Second, Officer Strayer had obtained one man’s gun and secured it in his police vehicle, indicating that at the very least, that man was not free to l eave. Third, Officer Strayer had frisked the man with the gun and was frisking another man; a reliable indicator that Officer Strayer would proceed to frisk the remaining men, and that the men were not free to leave until such action was completed. Fourth, and highly material, is the retention of defendant’s ID by Officer Zastrow, while Officer Strayer frisked other men in the group.

These factors persuade us that, long before he was told not to leave, defendant was seized for purposes of the Fourth Amendment. Specifically, we hold that in view of all these circumstances, defendant was seized at the point when Officer Zastrow pinned defendant’s ID to his uniform, while Officer Strayer frisked the men in the group. The verbal directive from the officers not to leave was not the initiation of the seizure, but rather an affirmation that defendant was not free to leave. Defendant’s subsequent decision to leave does not negate the finding that a reasonable person in defendant’s circumstances would not feel free to leave. Instead, defendant’s decision to leave was an effort to terminate an illegal seizure.
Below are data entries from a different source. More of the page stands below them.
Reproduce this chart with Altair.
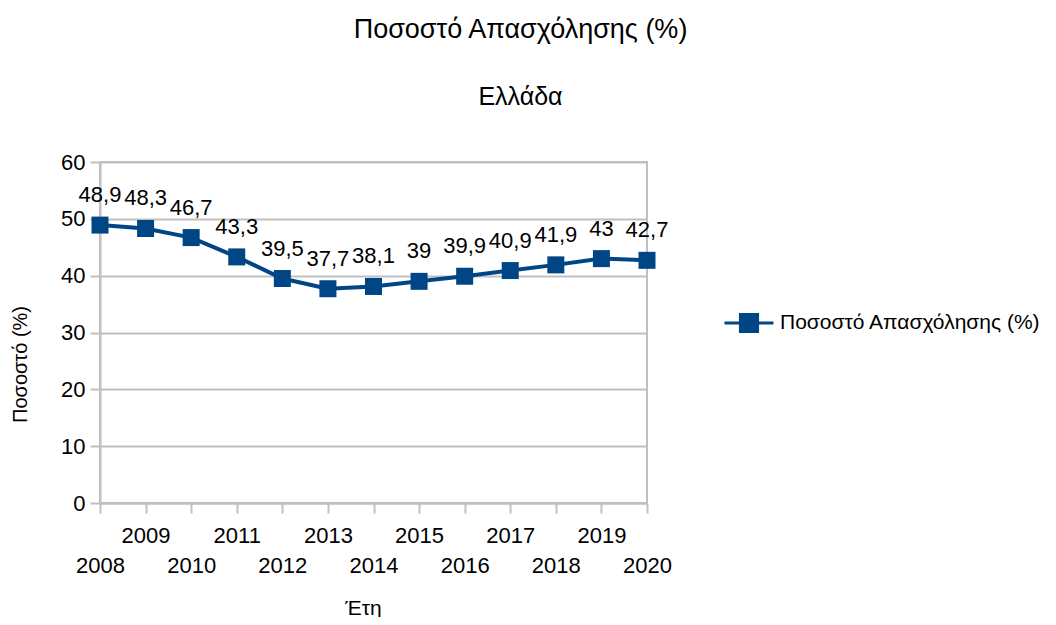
import altair as alt
import pandas as pd

years = [2008, 2009, 2010, 2011, 2012, 2013, 2014, 2015, 2016, 2017, 2018, 2019, 2020]
values = [48.9, 48.3, 46.7, 43.3, 39.5, 37.7, 38.1, 39.0, 39.9, 40.9, 41.9, 43.0, 42.7]
series_name = "Ποσοστό Απασχόλησης (%)"
y_ticks = [0, 10, 20, 30, 40, 50, 60]

df = pd.DataFrame({
    "year": years,
    "value": values,
    "label": [f"{v:g}".replace(".", ",") for v in values],
    "series": [series_name] * len(years),
})

FONT = "Liberation Sans"
BLUE = "#004586"
GRID = "#c0c0c0"

x_enc = alt.X(
    "year:Q",
    scale=alt.Scale(domain=[2008, 2020], nice=False, zero=False),
    axis=alt.Axis(
        title="Έτη",
        values=years,
        labelExpr="datum.value % 2 == 0 ? ['', '' + datum.value] : '' + datum.value",
        labelOverlap=False,
        labelFlush=False,
        labelBound=False,
        labelLineHeight=30,
        labelFontSize=22,
        labelPadding=12,
        tickSize=10,
        grid=False,
        titleX=263,
        titleY=105,
        titleBaseline="middle",
        titleFontSize=21,
    ),
)
y_enc = alt.Y(
    "value:Q",
    scale=alt.Scale(domain=[0, 60], nice=False),
    axis=alt.Axis(
        title="Ποσοστό (%)",
        values=y_ticks,
        labelFontSize=22,
        labelPadding=5,
        tickSize=10,
        titleX=-80,
        titleY=202,
        titleFontSize=20,
        titleAngle=270,
        titleBaseline="middle",
        titleAlign="center",
    ),
)

base = alt.Chart(df)

line = base.mark_line(color=BLUE, strokeWidth=4).encode(x=x_enc, y=y_enc)

points = base.mark_point(shape="square", size=289, filled=True, opacity=1).encode(
    x="year:Q",
    y="value:Q",
    color=alt.Color(
        "series:N",
        scale=alt.Scale(range=[BLUE]),
        legend=alt.Legend(
            title=None,
            orient="none",
            legendX=623,
            legendY=135,
            symbolType="M-1,0H1M-0.35,-0.35H0.35V0.35H-0.35Z",
            symbolSize=2400,
            symbolStrokeWidth=3,
            symbolStrokeColor=BLUE,
            symbolFillColor=BLUE,
            symbolOpacity=1,
            labelFontSize=21,
            labelOffset=5,
            labelFont=FONT,
            labelColor="#000000",
            labelLimit=400,
        ),
    ),
)

labels = base.mark_text(dy=-30, fontSize=22, font=FONT, color="#000000").encode(
    x="year:Q", y="value:Q", text="label:N"
)

chart = (
    alt.layer(line, points, labels)
    .properties(
        width=547,
        height=341,
        autosize=alt.AutoSizeParams(type="none"),
        padding={"left": 92, "top": 154, "right": 401, "bottom": 114},
        title=alt.TitleParams(
            text="Ποσοστό Απασχόλησης (%)",
            subtitle="Ελλάδα",
            anchor="middle",
            dx=147,
            offset=40,
            fontSize=27,
            subtitleFontSize=25,
            subtitlePadding=41,
            font=FONT,
            subtitleFont=FONT,
            fontWeight="normal",
            color="#000000",
            subtitleColor="#000000",
        ),
    )
    .configure_view(stroke=GRID, strokeWidth=2)
    .configure_axis(
        labelFont=FONT,
        titleFont=FONT,
        labelColor="#000000",
        titleColor="#000000",
        titleFontWeight="normal",
        domainColor=GRID,
        domainWidth=2,
        tickColor=GRID,
        tickWidth=2,
        gridColor=GRID,
        gridWidth=2,
        gridOpacity=1,
    )
)

chart.save("out.html", embed_options={"renderer": "svg", "actions": False})
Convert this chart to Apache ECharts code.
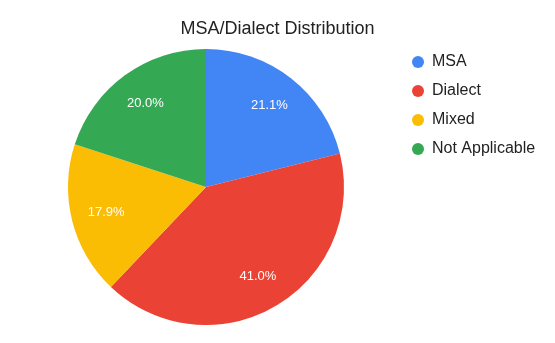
<!DOCTYPE html>
<html>
<head>
<meta charset="utf-8">
<script src="https://cdn.jsdelivr.net/npm/echarts@6/dist/echarts.min.js"></script>
<style>
  html, body { margin: 0; padding: 0; background: #fff; }
  #main { width: 555px; height: 343px; }
</style>
</head>
<body>
<div id="main"></div>
<script>
var categories = ['MSA', 'Dialect', 'Mixed', 'Not Applicable'];
var values = [21.1, 41.0, 17.9, 20.0];
var colors = ['#4285F4', '#EA4335', '#FBBC04', '#34A853'];

var pieData = categories.map(function (name, i) {
  return { name: name, value: values[i] };
});

var myChart = echarts.init(document.getElementById('main'));
var font = 'Liberation Sans, Arial, sans-serif';

var option = {
  color: colors,
  animation: false,
  title: {
    text: 'MSA/Dialect Distribution',
    left: 'center',
    top: 15,
    textStyle: { fontFamily: font, fontSize: 18, fontWeight: 'normal', color: '#222' }
  },
  legend: {
    orient: 'vertical',
    left: 407,
    top: 48,
    icon: 'circle',
    itemWidth: 12,
    itemHeight: 12,
    itemGap: 11,
    selectedMode: false,
    data: categories,
    textStyle: { fontFamily: font, fontSize: 16, lineHeight: 18, color: '#222', padding: [0, 0, 0, 3] }
  },
  series: [
    {
      // the visible pie
      type: 'pie',
      center: [206, 187],
      radius: [0, 138],
      startAngle: 90,
      clockwise: true,
      label: { show: false },
      labelLine: { show: false },
      emphasis: { disabled: true },
      data: pieData
    },
    {
      // invisible ring used to place percent labels further out
      type: 'pie',
      silent: true,
      center: [206, 187],
      radius: [62, 138],
      startAngle: 90,
      clockwise: true,
      itemStyle: { color: 'rgba(0,0,0,0)' },
      label: {
        show: true,
        position: 'inside',
        formatter: function (p) { return p.value.toFixed(1) + '%'; },
        color: '#fff',
        fontFamily: font,
        fontSize: 13
      },
      labelLine: { show: false },
      emphasis: { disabled: true },
      data: pieData
    }
  ]
};
myChart.setOption(option);
</script>
</body>
</html>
The totality of the factors outlined by the district court – an individual’s presence at a gas station, arrest history of another individual; lawful possession and display of a firearm by another; defendant’s’ submission of his ID showing an out-of-district address, all of which occurred in a high crime area at night – fails to support the conclusion that Officer Zastrow had reasonable suspicion to detain defendant. Here, we encounter yet another situation where the government attempts to meet its Terry burden by patching together a set of innocent, suspicion-free facts, which cannot rationally be relied on to establish reasonable suspicion.

We reverse the district court’s denial of the suppression motion and vacate defendant’s conviction on a conditional guilty plea and his sentence.


Traxler, C.J.: I concur in the result reached by the majority.